Wednesday, June 29, 2011

Which gaffes truly harm a candidate?

Jonathan Tobin analyzes
what constitutes a gaffe that truly harms a politician. he establishes a rule that makes sense to me: if a politician makes a mistake that most American people think that they may well have also made, they'll forgive the politician. Thus, the difference between Michele Bachmann saying that John Wayne was from Waterloo wouldn't bother most people. Her saying that the battles of Lexington and Concord took place in New Hampshire is much more problematic.
Maybe, but I doubt it. Clunkers that help kill candidacies and blight careers are generally mistakes ordinary persons think are errors they would not make. The most famous and most damaging political gaffe may have been Gerald Ford’s astonishing statement during the 1976 presidential debate with Jimmy Carter in which he “liberated” Poland from Soviet rule. That was bad not only because it was a stupid thing to say, but because most Americans knew that Poland was a Soviet satellite and thus understood Ford had something dumb without having smarty-pants journalists tell them that it was. Similarly, Dan Quayle never lived down his misspelling of “potato,” because most of us knew the correct spelling or at least pretended we did.
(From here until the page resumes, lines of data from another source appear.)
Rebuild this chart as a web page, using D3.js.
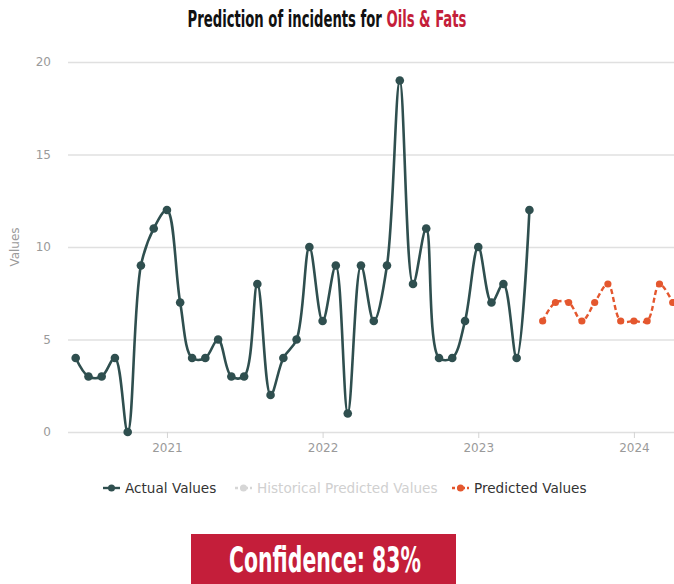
<!DOCTYPE html>
<html>
<head>
<meta charset="utf-8">
<script src="https://cdn.jsdelivr.net/npm/d3@7"></script>
<style>
  html, body { margin: 0; padding: 0; background: #ffffff; overflow: hidden; }
  svg { display: block; }
</style>
</head>
<body>
<svg id="chart" width="674" height="584"></svg>
<script>
// Monthly incident counts (observed)
const actualDates = [
  "2020-06","2020-07","2020-08","2020-09","2020-10","2020-11","2020-12",
  "2021-01","2021-02","2021-03","2021-04","2021-05","2021-06","2021-07","2021-08","2021-09","2021-10","2021-11","2021-12",
  "2022-01","2022-02","2022-03","2022-04","2022-05","2022-06","2022-07","2022-08","2022-09","2022-10","2022-11","2022-12",
  "2023-01","2023-02","2023-03","2023-04","2023-05"
];
const actualValues = [
  4, 3, 3, 4, 0, 9, 11,
  12, 7, 4, 4, 5, 3, 3, 8, 2, 4, 5, 10,
  6, 9, 1, 9, 6, 9, 19, 8, 11, 4, 4, 6,
  10, 7, 8, 4, 12
];

// Forecast
const predictedDates = [
  "2023-06","2023-07","2023-08","2023-09","2023-10","2023-11","2023-12",
  "2024-01","2024-02","2024-03","2024-04"
];
const predictedValues = [6, 7, 7, 6, 7, 8, 6, 6, 6, 8, 7];

const yTicks = [0, 5, 10, 15, 20];
const xTickYears = ["2021", "2022", "2023", "2024"];
const legendLabels = ["Actual Values", "Historical Predicted Values", "Predicted Values"];

const titleMain = "Prediction of incidents for ";
const titleCategory = "Oils & Fats";
const confidenceText = "Confidence: 83%";

const parseMonth = d3.timeParse("%Y-%m");
const parseYear = d3.timeParse("%Y");

const actual = actualDates.map((d, i) => ({ date: parseMonth(d), value: actualValues[i] }));
const predicted = predictedDates.map((d, i) => ({ date: parseMonth(d), value: predictedValues[i] }));

const plot = { left: 68, right: 674, top: 62, bottom: 432 };

const colActual = "#2f4f4f";
const colPred = "#e4572e";
const colGrid = "#e0e0e0";
const colTick = "#9a9a9a";
const colBrand = "#c41e3a";

const svg = d3.select("#chart");

const x = d3.scaleTime()
  .domain([new Date(2020, 4, 14), new Date(2024, 3, 4)])
  .range([plot.left, plot.right]);

const y = d3.scaleLinear()
  .domain([0, 20])
  .range([plot.bottom, plot.top]);

// Squeeze a text element horizontally into a given width, centred on cx
function fitWidth(sel, targetWidth, cx) {
  const w = sel.node().getComputedTextLength();
  const s = targetWidth / w;
  sel.attr("x", 0).attr("text-anchor", "middle")
     .attr("transform", `translate(${cx},0) scale(${s},1)`);
}

// Title
const title = svg.append("text")
  .attr("y", 27)
  .attr("font-family", "'DejaVu Sans Condensed', 'Liberation Sans Narrow', sans-serif")
  .attr("font-weight", "bold")
  .attr("font-size", 23)
  .attr("fill", "#111");
title.append("tspan").text(titleMain);
title.append("tspan").attr("fill", colBrand).text(titleCategory);
fitWidth(title, 279, 327);

// Grid lines (y)
const yAxis = d3.axisLeft(y).tickValues(yTicks).tickSize(-(plot.right - plot.left)).tickPadding(17);
const gy = svg.append("g").attr("transform", `translate(${plot.left},0)`).call(yAxis);
gy.select(".domain").remove();
gy.selectAll(".tick line").attr("stroke", colGrid).attr("stroke-width", 1.6);
gy.selectAll(".tick text")
  .attr("fill", colTick)
  .attr("font-family", "'DejaVu Sans', sans-serif")
  .attr("font-size", 12);

// X axis
const xAxis = d3.axisBottom(x)
  .tickValues(xTickYears.map(parseYear))
  .tickFormat(d3.timeFormat("%Y"))
  .tickSize(6)
  .tickPadding(5);
const gx = svg.append("g").attr("transform", `translate(0,${plot.bottom})`).call(xAxis);
gx.select(".domain").remove();
gx.selectAll(".tick line").attr("stroke", "#d4d4d4").attr("stroke-width", 1);
gx.selectAll(".tick text")
  .attr("fill", colTick)
  .attr("font-family", "'DejaVu Sans', sans-serif")
  .attr("font-size", 12);

// Y axis title
svg.append("text")
  .attr("transform", `translate(19,${(plot.top + plot.bottom) / 2}) rotate(-90)`)
  .attr("text-anchor", "middle")
  .attr("fill", colTick)
  .attr("font-family", "'DejaVu Sans', sans-serif")
  .attr("font-size", 12)
  .text("Values");

// Clip to plotting region
svg.append("clipPath").attr("id", "plotClip")
  .append("rect")
  .attr("x", plot.left - 10).attr("y", plot.top - 20)
  .attr("width", plot.right - plot.left + 10).attr("height", plot.bottom - plot.top + 40);

const plotG = svg.append("g").attr("clip-path", "url(#plotClip)");

const line = d3.line()
  .x(d => x(d.date))
  .y(d => y(d.value))
  .curve(d3.curveCatmullRom.alpha(0.5));

// Actual series
plotG.append("path")
  .datum(actual)
  .attr("d", line)
  .attr("fill", "none")
  .attr("stroke", colActual)
  .attr("stroke-width", 2.6)
  .attr("stroke-linejoin", "round");
plotG.selectAll("circle.actual")
  .data(actual)
  .join("circle")
  .attr("class", "actual")
  .attr("cx", d => x(d.date))
  .attr("cy", d => y(d.value))
  .attr("r", 4.3)
  .attr("fill", colActual);

// Predicted series
plotG.append("path")
  .datum(predicted)
  .attr("d", line)
  .attr("fill", "none")
  .attr("stroke", colPred)
  .attr("stroke-width", 2.4)
  .attr("stroke-dasharray", "5,3");
plotG.selectAll("circle.pred")
  .data(predicted)
  .join("circle")
  .attr("class", "pred")
  .attr("cx", d => x(d.date))
  .attr("cy", d => y(d.value))
  .attr("r", 3.6)
  .attr("fill", colPred);

// Legend
const legendY = 488;
const legendItems = [
  { label: legendLabels[0], color: colActual, text: "#333", dash: null, x: 103 },
  { label: legendLabels[1], color: "#d6d6d6", text: "#d0d0d0", dash: "3,2", x: 235 },
  { label: legendLabels[2], color: colPred, text: "#333", dash: "3,2", x: 452 }
];
const lg = svg.append("g");
legendItems.forEach(it => {
  const g = lg.append("g");
  g.append("line")
    .attr("x1", it.x).attr("x2", it.x + 17)
    .attr("y1", legendY).attr("y2", legendY)
    .attr("stroke", it.color).attr("stroke-width", 2.4)
    .attr("stroke-dasharray", it.dash);
  g.append("circle")
    .attr("cx", it.x + 8.5).attr("cy", legendY).attr("r", 3.5)
    .attr("fill", it.color);
  g.append("text")
    .attr("x", it.x + 22).attr("y", legendY + 4.5)
    .attr("fill", it.text)
    .attr("font-family", "'DejaVu Sans', sans-serif")
    .attr("font-size", 13.6)
    .text(it.label);
});

// Confidence badge
svg.append("rect")
  .attr("x", 191).attr("y", 534)
  .attr("width", 265).attr("height", 50)
  .attr("fill", colBrand);
const conf = svg.append("text")
  .attr("y", 572)
  .attr("fill", "#ffffff")
  .attr("font-family", "'DejaVu Sans Condensed', 'Liberation Sans Narrow', sans-serif")
  .attr("font-weight", "bold")
  .attr("font-size", 35)
  .text(confidenceText);
fitWidth(conf, 192, 325);
</script>
</body>
</html>
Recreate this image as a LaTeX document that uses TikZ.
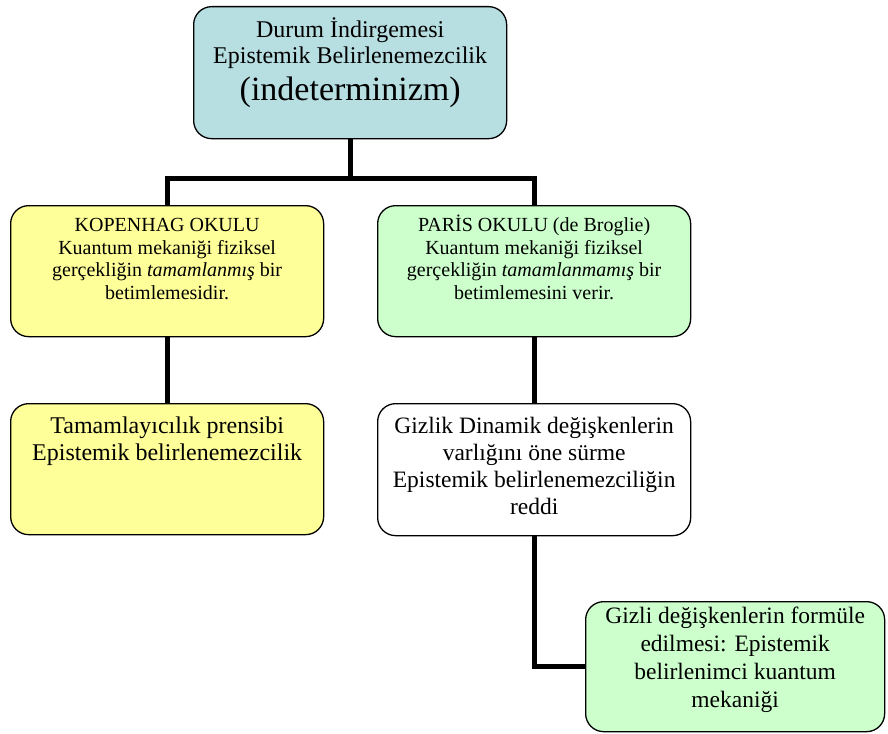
\documentclass[tikz,border=0pt]{standalone}
\usepackage{fontspec}
\setmainfont{Liberation Serif}
\definecolor{topblue}{RGB}{183,222,225}
\definecolor{paleyellow}{RGB}{255,255,153}
\definecolor{palegreen}{RGB}{204,255,204}
% text block of fixed size; #3 is the first baseline's distance from the top edge
\newcommand{\toptext}[4]{\parbox[c][#2][t]{#1}{\centering\rule{0pt}{#3}#4\par}}
\begin{document}
\begin{tikzpicture}[x=1pt,y=-1pt,
  card/.style={draw=black, line width=1.3pt, rounded corners=18pt, inner sep=0pt, anchor=north west},
  conn/.style={draw=black, line width=5pt, line join=miter}]
\useasboundingbox (0,0) rectangle (888,733);

% boxes
\node[card, fill=topblue] (top) at (193,6)
  {\toptext{313pt}{132pt}{31pt}{\fontsize{24}{26}\selectfont Durum İndirgemesi\\Epistemik Belirlenemezcilik\par
   \fontsize{34}{37}\selectfont (indeterminizm)}};
\node[card, fill=paleyellow] (kop) at (10,205)
  {\toptext{313pt}{131pt}{26pt}{\fontsize{20}{22.5}\selectfont KOPENHAG OKULU\\Kuantum mekaniği fiziksel\\gerçekliğin \textit{tamamlanmış} bir\\betimlemesidir.}};
\node[card, fill=palegreen] (par) at (377,205)
  {\toptext{313pt}{131pt}{26pt}{\fontsize{20}{22.5}\selectfont PARİS OKULU (de Broglie)\\Kuantum mekaniği fiziksel\\gerçekliğin \textit{tamamlanmamış} bir\\betimlemesini verir.}};
\node[card, fill=paleyellow] (tam) at (10,403)
  {\toptext{313pt}{131pt}{30pt}{\fontsize{24}{27}\selectfont Tamamlayıcılık prensibi\\Epistemik belirlenemezcilik}};
\node[card, fill=white] (giz) at (377,403)
  {\toptext{313pt}{132pt}{30pt}{\fontsize{23.5}{27}\selectfont Gizlik Dinamik değişkenlerin\\varlığını öne sürme\\Epistemik belirlenemezciliğin\\reddi}};
\node[card, fill=palegreen] (fin) at (585,601)
  {\toptext{299pt}{130pt}{22pt}{\fontsize{23.5}{28}\selectfont Gizli değişkenlerin formüle\\edilmesi: Epistemik\\belirlenimci kuantum\\mekaniği}};

% connectors
\coordinate (fork) at (top.south |- 0,178);
\draw[conn] (top.south) -- (fork);
\draw[conn] (kop.north) |- (fork) -| (par.north);
\draw[conn] (kop.south) -- (tam.north);
\draw[conn] (par.south) -- (giz.north);
\draw[conn] (giz.south) |- (fin.west);
\end{tikzpicture}
\end{document}
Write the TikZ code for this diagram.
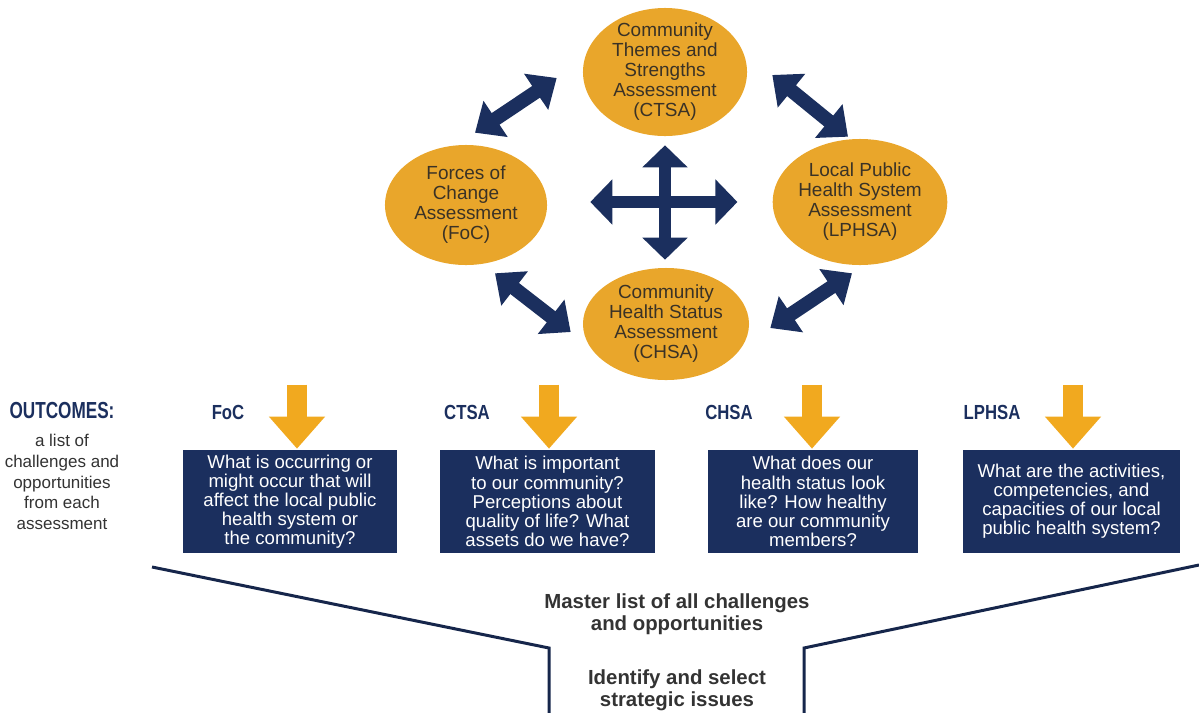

On a less earth-shaking level, Michele Bachmann’s statement earlier this year in which she placed the Revolutionary War battle of Concord in Concord, New Hampshire, rather than its correct location in Massachusetts was a genuine gaffe. Americans with even a dim memory of their school lessons know about Lexington and Concord.

But however embarrassing Bachmann’s invocation of the Wayne from the wrong town in Iowa may be, this is not the same kind of mistake. Most Americans, even many of those who still love the Duke’s movies, probably couldn’t have told you which state he was born in, let alone which Iowa hamlet has the proper claim to his legacy.
The extent to which the piling up of such errors contribute to forming an image of the politician as a dope is the real harm. I'm not sure what the Tobin rule would do with Obama saying that he had campaigned in 57 states. I'd add in the corollary that the gaffe has to fit the template that the people have come to accept about the politician. People didn't think that Obama was so stupid that he didn't know how many states there are.

Joe Biden can talk about a three-letter word, J-O-B-S, and that fits the template as Biden being someone whose mouth switches into gear before his brain. Republicans think it might also fit the template of Biden as a phony ignoramus, but that is not the general view that the American people had of him. But if that clip, along with the Obama 57-state clip were played and referenced as many times as the Dan Quayle "potatoe" mistake, perhaps the template of the smart Democratic politician contrasted with the dopey Republican politicians would begin to change. The media love the template of Republicans as idiots and have been using it against Reagan, both Bushes, Palin, and now Bachmann.

This is a weakness that Republicans should know that they will confront. They should be prepared and take extra care not to feed the template.